Task Force 59 participated in the International Maritime Exercise earlier this year, with 60 nations and international organizations participating. The exercise also included more than 80 unmanned platforms together from 10 of the nations.
Most recently, the task force conducted Digital Horizon, an exercise to bring together diverse unmanned platforms and technologies to integrate into a common mesh network that feeds information to Task Force 59’s Robotics Operations Center in Bahrain.
The USVs taking part in Digital Horizon include Elbit Systems’ Seagull; Exail DriX; L3Harris Arabian Fox and MAST-13; Marine Advanced Robotics WAM-V; MARTAC’s MANTAS T-38 and Devil Ray T-12; Ocean Aero TRITON; Open Ocean Robotics Data Xplorer; Saildrone Explorer; Seasats X3; and SeaTrac SP-48. Unmanned aerial vehicles (UAV) are also participating in Digital Horizon, including two vertical take-off and landing systems, Aerovel’s Flexrotor and Shield AI’s V-BAT, as well as Easy Aerial’s tethered UAV, which is carried in a container on top of one of the USVs. An Ocius USV is also operating off Western Australia and remotely linking into the network.
Each of the vehicles are fitted with a radio communications system from Silvus Technologies to connect the unmanned platforms with the ROC, and then the data is integrated and analyzed with artificial intelligence and machine learning systems from Accenture Federal Services and Big Bear AI.
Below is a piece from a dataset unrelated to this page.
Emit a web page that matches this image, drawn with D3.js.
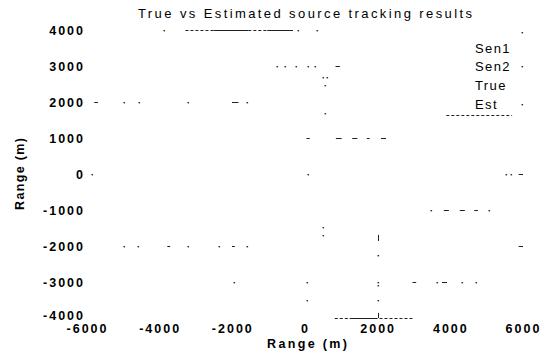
<!DOCTYPE html>
<html><head><meta charset="utf-8">
<script src="https://cdn.jsdelivr.net/npm/d3@7"></script>
<style>
html,body{margin:0;padding:0;background:#fff;}
text{font-family:"Liberation Sans",Arial,sans-serif;fill:#000;}
</style></head>
<body>
<svg id="chart" width="550" height="358"></svg>
<script>
// ---- data (data units: metres) ----
const xTicks = [-6000, -4000, -2000, 0, 2000, 4000, 6000];
const yTicks = [4000, 3000, 2000, 1000, 0, -1000, -2000, -3000, -4000];
const legendLabels = ["Sen1", "Sen2", "True", "Est"];
const titleText = "True vs Estimated source tracking results";
const xLabel = "Range (m)";
const yLabel = "Range (m)";

// visible fragments of the traces
const solidRuns = [   // [y, x0, x1]
  [4000, -2520, -1560], [4000, -1040, -330],
  [-4000, 1230, 2000],
  [3000, 840, 960],
  [2000, -5800, -5700], [2000, -2010, -1830],
  [1000, 40, 130], [1000, 850, 1010], [1000, 1300, 1440], [1000, 1700, 1780], [1000, 2090, 2230],
  [0, 5880, 6000],
  [-1000, 3820, 3960], [-1000, 4260, 4400], [-1000, 4660, 4760],
  [-2000, -3790, -3710], [-2000, -2010, -1930], [-2000, 5880, 6000],
  [-3000, 2960, 3060], [-3000, 3770, 3910]
];
const dottedRuns = [  // [y, x0, x1]
  [4000, -3290, -2520], [4000, -1560, -1040],
  [-4000, 820, 1230], [-4000, 2050, 3010],
  [1640, 3890, 5700]
];
const vRuns = [       // [x, y0, y1]
  [2000, -1690, -1860], [2000, -3860, -4000]
];
const dots = [        // [x, y]
  [-3890, 4000], [-200, 4000], [330, 4000], [5970, 3940],
  [-770, 3000], [-550, 3000], [-250, 3000], [80, 3000], [270, 3000], [5970, 3000],
  [490, 2690], [600, 2690], [550, 2470],
  [-4990, 2000], [-4580, 2000], [-3230, 2000], [-1590, 2000], [5970, 1940], [550, 1690],
  [-5860, 0], [80, 0], [5530, 0], [5670, 0],
  [3480, -1000], [5070, -1000],
  [490, -1470], [490, -1690],
  [2000, -2250], [2000, -3000], [2000, -3080], [2000, -3500],
  [-4990, -2000], [-4600, -2000], [-3230, -2000], [-2380, -2000], [-1590, -2000],
  [-1950, -3000], [55, -3000], [3620, -3000], [4330, -3000], [4710, -3000],
  [55, -3500]
];

// ---- drawing ----
const svg = d3.select("#chart");
const x = d3.scaleLinear().domain([-6000, 6000]).range([87, 523]);
const y = d3.scaleLinear().domain([-4000, 4000]).range([318, 30]);
const ink = "#222";

const g = svg.append("g");

g.selectAll("line.solid").data(solidRuns).join("line")
  .attr("x1", d => x(d[1])).attr("x2", d => x(d[2]))
  .attr("y1", d => Math.round(y(d[0])) + 0.5).attr("y2", d => Math.round(y(d[0])) + 0.5)
  .attr("stroke", ink).attr("stroke-width", 1);

g.selectAll("line.dotted").data(dottedRuns).join("line")
  .attr("x1", d => x(d[1])).attr("x2", d => x(d[2]))
  .attr("y1", d => Math.round(y(d[0])) + 0.5).attr("y2", d => Math.round(y(d[0])) + 0.5)
  .attr("stroke", ink).attr("stroke-width", 1).attr("stroke-dasharray", "3,2");

g.selectAll("line.v").data(vRuns).join("line")
  .attr("x1", d => Math.round(x(d[0])) + 0.5).attr("x2", d => Math.round(x(d[0])) + 0.5)
  .attr("y1", d => y(d[1])).attr("y2", d => y(d[2]))
  .attr("stroke", ink).attr("stroke-width", 1);

g.selectAll("rect.dot").data(dots).join("rect")
  .attr("x", d => Math.round(x(d[0])) - 0.5).attr("y", d => Math.round(y(d[1])))
  .attr("width", 1.6).attr("height", 1.4).attr("fill", "#333");

// axes (labels only, no lines)
const xAxis = svg.append("g").attr("transform", "translate(0,318)")
  .call(d3.axisBottom(x).tickValues(xTicks).tickSize(0).tickPadding(6.5).tickFormat(d => String(d)));
const yAxis = svg.append("g").attr("transform", "translate(86,0)")
  .call(d3.axisLeft(y).tickValues(yTicks).tickSize(0).tickPadding(1).tickFormat(d => String(d)));
[xAxis, yAxis].forEach(a => {
  a.select(".domain").remove();
  a.selectAll("text").attr("font-size", 12.5).attr("font-weight", "bold")
    .style("letter-spacing", "2px").attr("fill", "#000");
});
// the lowest y label sits a touch higher so it clears the first x label
yAxis.selectAll(".tick").filter(d => d === -4000).select("text").attr("dy", "0.12em");

// title
svg.append("text").attr("x", 305).attr("y", 18).attr("text-anchor", "middle")
  .attr("font-size", 13).attr("textLength", 334).attr("lengthAdjust", "spacing")
  .text(titleText);

// axis titles
svg.append("text").attr("x", 307).attr("y", 348).attr("text-anchor", "middle")
  .attr("font-size", 12.5).attr("font-weight", "bold")
  .attr("textLength", 80).attr("lengthAdjust", "spacing").text(xLabel);
svg.append("text").attr("transform", "translate(24,174) rotate(-90)").attr("text-anchor", "middle")
  .attr("font-size", 12.5).attr("font-weight", "bold")
  .attr("textLength", 72).attr("lengthAdjust", "spacing").text(yLabel);

// legend labels
const legY = [53, 71, 90, 109];
svg.append("g").selectAll("text").data(legendLabels).join("text")
  .attr("x", 475).attr("y", (d, i) => legY[i])
  .attr("font-size", 13).style("letter-spacing", "1.4px")
  .text(d => d);
</script>
</body></html>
The artificial intelligence and machine learning component is a critical element of the Task Force 59 efforts to gather and analyze huge amount of data and ascertain which data is part of the normal “pattern of life”, and to alert operators at the ROC when something is acting extraordinary or abnormal.
According to Task Force 59 commander Capt. Michael Brasseur, the task force is managing Digital Horizon in a methodical manner. “For the purposes of our exercise, we’re getting our communications and network established first, and making sure we can receive and present the live video and radar feeds, leverage the machine learning and AI, and integrating all that data into the system. Our goal is to receive data from any sensor and integrate it all on a ‘single pane of glass’ at the ROC.”
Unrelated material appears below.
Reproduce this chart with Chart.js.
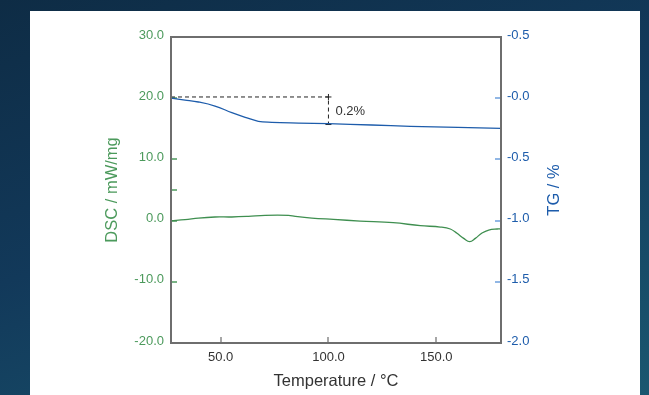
<!DOCTYPE html>
<html>
<head>
<meta charset="utf-8">
<script src="https://cdn.jsdelivr.net/npm/chart.js@4.4.1/dist/chart.umd.min.js"></script>
<style>
  html, body { margin: 0; padding: 0; }
  body {
    width: 649px; height: 395px; overflow: hidden; position: relative;
    background: linear-gradient(160deg, #0e2c45 0%, #12395a 45%, #1a5770 100%);
  }
  .panel { position: absolute; left: 30px; top: 11px; width: 610px; height: 384px; background: #fff; }
  #chart { position: absolute; left: 0; top: 0; }
</style>
</head>
<body>
<div class="panel"></div>
<canvas id="chart" width="649" height="395"></canvas>
<script>
const FONT = '"Liberation Sans", Arial, Helvetica, sans-serif';
const GREEN = '#3f8f50';
const GREEN_LABEL = '#4c9a5c';
const BLUE = '#1d5cab';
const BLUE_TICK = '#6c9fdc';
const FRAME = '#6e6e6e';

// DSC curve (mW/mg, left axis)
const dscTemps  = [27, 33.5, 39.7, 47.4, 55.2, 62.9, 70.6, 81.5, 84.6, 92.3, 102.3, 114.7, 130, 142.6, 151.9, 156.5, 159.6, 162.7, 165.5, 168.1, 171.2, 174.3, 178.2, 180];
const dscValues = [0.0, 0.15, 0.42, 0.59, 0.59, 0.7, 0.87, 0.87, 0.7, 0.42, 0.2, -0.07, -0.34, -0.83, -1.05, -1.37, -2.08, -2.9, -3.45, -2.9, -2.03, -1.54, -1.37, -1.37];

// TG curve (%, right axis)
const tgTemps  = [27, 33.5, 39.7, 47.4, 55.2, 61.4, 67.5, 73.7, 86.1, 100, 120, 138, 160, 180];
const tgValues = [0.0, -0.015, -0.031, -0.064, -0.118, -0.156, -0.189, -0.197, -0.203, -0.208, -0.219, -0.23, -0.238, -0.246];

// step annotation (on TG axis)
const stepTemps  = [27, 100, 100];
const stepValues = [0.01, 0.01, -0.215];
const stepLabel = '0.2%';

// axes
const xTickValues = [50, 100, 150];
const dscTickValues = [-20, -10, 0, 10, 20, 30];
const dscExtraTicks = [5];
const tgTickValues = [-2, -1.5, -1, -0.5, 0, 0.5];
const tgTickLabels = ['-2.0', '-1.5', '-1.0', '-0.5', '-0.0', '-0.5'];

const toPoints = (xs, ys) => xs.map((x, i) => ({ x: x, y: ys[i] }));

const decor = {
  id: 'decor',
  beforeDatasetsDraw(chart) {
    const ctx = chart.ctx, a = chart.chartArea;
    const sx = chart.scales.x, sy = chart.scales.y, sy2 = chart.scales.y2;
    ctx.save();
    ctx.lineWidth = 1.5;
    ctx.strokeStyle = GREEN_LABEL;
    dscTickValues.concat(dscExtraTicks).forEach(v => {
      if (v === sy.min || v === sy.max) return;
      const y = Math.round(sy.getPixelForValue(v));
      ctx.beginPath(); ctx.moveTo(a.left, y); ctx.lineTo(a.left + 6, y); ctx.stroke();
    });
    ctx.strokeStyle = BLUE_TICK;
    tgTickValues.forEach(v => {
      if (v === sy2.min || v === sy2.max) return;
      const y = Math.round(sy2.getPixelForValue(v));
      ctx.beginPath(); ctx.moveTo(a.right - 6, y); ctx.lineTo(a.right, y); ctx.stroke();
    });
    ctx.strokeStyle = '#888';
    xTickValues.forEach(v => {
      const x = Math.round(sx.getPixelForValue(v));
      ctx.beginPath(); ctx.moveTo(x, a.bottom); ctx.lineTo(x, a.bottom - 6); ctx.stroke();
    });
    ctx.restore();
  },
  afterDatasetsDraw(chart) {
    const ctx = chart.ctx, a = chart.chartArea;
    const sx = chart.scales.x, sy2 = chart.scales.y2;
    ctx.save();
    ctx.strokeStyle = FRAME;
    ctx.lineWidth = 2;
    ctx.strokeRect(a.left, a.top, a.right - a.left, a.bottom - a.top);

    ctx.fillStyle = '#333';
    ctx.font = '13px ' + FONT;
    ctx.textAlign = 'left';
    ctx.textBaseline = 'middle';
    ctx.fillText(stepLabel, sx.getPixelForValue(stepTemps[1]) + 7, sy2.getPixelForValue(-0.105));

    ctx.font = '16.5px ' + FONT;
    ctx.textAlign = 'center';
    ctx.fillStyle = '#333';
    ctx.fillText('Temperature / °C', (a.left + a.right) / 2, 381);

    const midY = (a.top + a.bottom) / 2;
    ctx.save();
    ctx.translate(112, midY);
    ctx.rotate(-Math.PI / 2);
    ctx.fillStyle = GREEN_LABEL;
    ctx.fillText('DSC / mW/mg', 0, 0);
    ctx.restore();

    ctx.save();
    ctx.translate(554, midY);
    ctx.rotate(-Math.PI / 2);
    ctx.fillStyle = BLUE;
    ctx.fillText('TG / %', 0, 0);
    ctx.restore();
    ctx.restore();
  }
};

new Chart(document.getElementById('chart'), {
  type: 'line',
  data: {
    datasets: [
      {
        label: 'DSC',
        data: toPoints(dscTemps, dscValues),
        yAxisID: 'y',
        borderColor: GREEN,
        borderWidth: 1.3,
        pointRadius: 0,
        tension: 0.4
      },
      {
        label: 'TG',
        data: toPoints(tgTemps, tgValues),
        yAxisID: 'y2',
        borderColor: BLUE,
        borderWidth: 1.3,
        pointRadius: 0,
        tension: 0.4
      },
      {
        label: 'step',
        data: toPoints(stepTemps, stepValues),
        yAxisID: 'y2',
        borderColor: '#222',
        borderWidth: 1,
        borderDash: [4, 3],
        tension: 0,
        pointStyle: [false, 'cross', 'line'],
        pointRadius: [0, 3, 3],
        pointBorderColor: '#222',
        pointBorderWidth: 1
      }
    ]
  },
  options: {
    responsive: false,
    animation: false,
    devicePixelRatio: 1,
    layout: { padding: { top: 37, left: 0, right: 0, bottom: 0 } },
    plugins: { legend: { display: false }, tooltip: { enabled: false } },
    scales: {
      x: {
        type: 'linear',
        min: 27,
        max: 180,
        afterBuildTicks: s => { s.ticks = xTickValues.map(v => ({ value: v })); },
        afterFit: s => { s.height = 52; },
        grid: { display: false, drawTicks: false },
        border: { display: false },
        ticks: {
          color: '#333',
          padding: 7,
          font: { family: FONT, size: 13 },
          callback: v => v.toFixed(1)
        }
      },
      y: {
        position: 'left',
        min: -20,
        max: 30,
        afterBuildTicks: s => { s.ticks = dscTickValues.map(v => ({ value: v })); },
        afterFit: s => { s.width = 171; },
        grid: { display: false, drawTicks: false },
        border: { display: false },
        ticks: {
          color: GREEN_LABEL,
          padding: 7,
          labelOffset: -2,
          font: { family: FONT, size: 13 },
          callback: v => v.toFixed(1)
        }
      },
      y2: {
        position: 'right',
        min: -2,
        max: 0.5,
        afterBuildTicks: s => { s.ticks = tgTickValues.map(v => ({ value: v })); },
        afterFit: s => { s.width = 148; },
        grid: { display: false, drawTicks: false },
        border: { display: false },
        ticks: {
          color: BLUE,
          padding: 6,
          labelOffset: -2,
          font: { family: FONT, size: 13 },
          callback: (v, i) => tgTickLabels[i]
        }
      }
    }
  },
  plugins: [decor]
});
</script>
</body>
</html>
Brasseur said the exercise will begin with daytime operations, and ramp up to 24/7, running a series of vignettes that emulate real-world operations around this region to test how these systems perform and how the data is integrated. “The scenarios will become more challenging and complex as the exercise progresses,” Brasseur said. “We’ll have a better understanding of the limitations of the sensors and the communications, as well as the power of the machine learning and AI to make sense of all the data.”
As part of the exercise, Task Force 59 operated a Aerovel Flexrotor UAV from USCGC Emlen Tunnell, marking the first time a Coast Guard cutter has been integrated into Task Force 59 operations.
Brasseur acknowledged that the goals set forth for Digital Horizon and Task Force 59 are not easy to accomplish with the different platforms and technologies, particularly in the challenging operating environment of the Arabian Gulf. But, he said, the pace of innovation is amazing. “We are challenging our industry partners in one of the most difficult operational environments, and they are responding with enhanced capability, fast.”
“We expect to continue expanding these efforts, with our partners leading the way,” Cooper said. “If we can operate USVs in this environment, given the ruggedness of it and just the landscape, they can probably operate anywhere. I can tell you that the Navy is watching our efforts very closely.”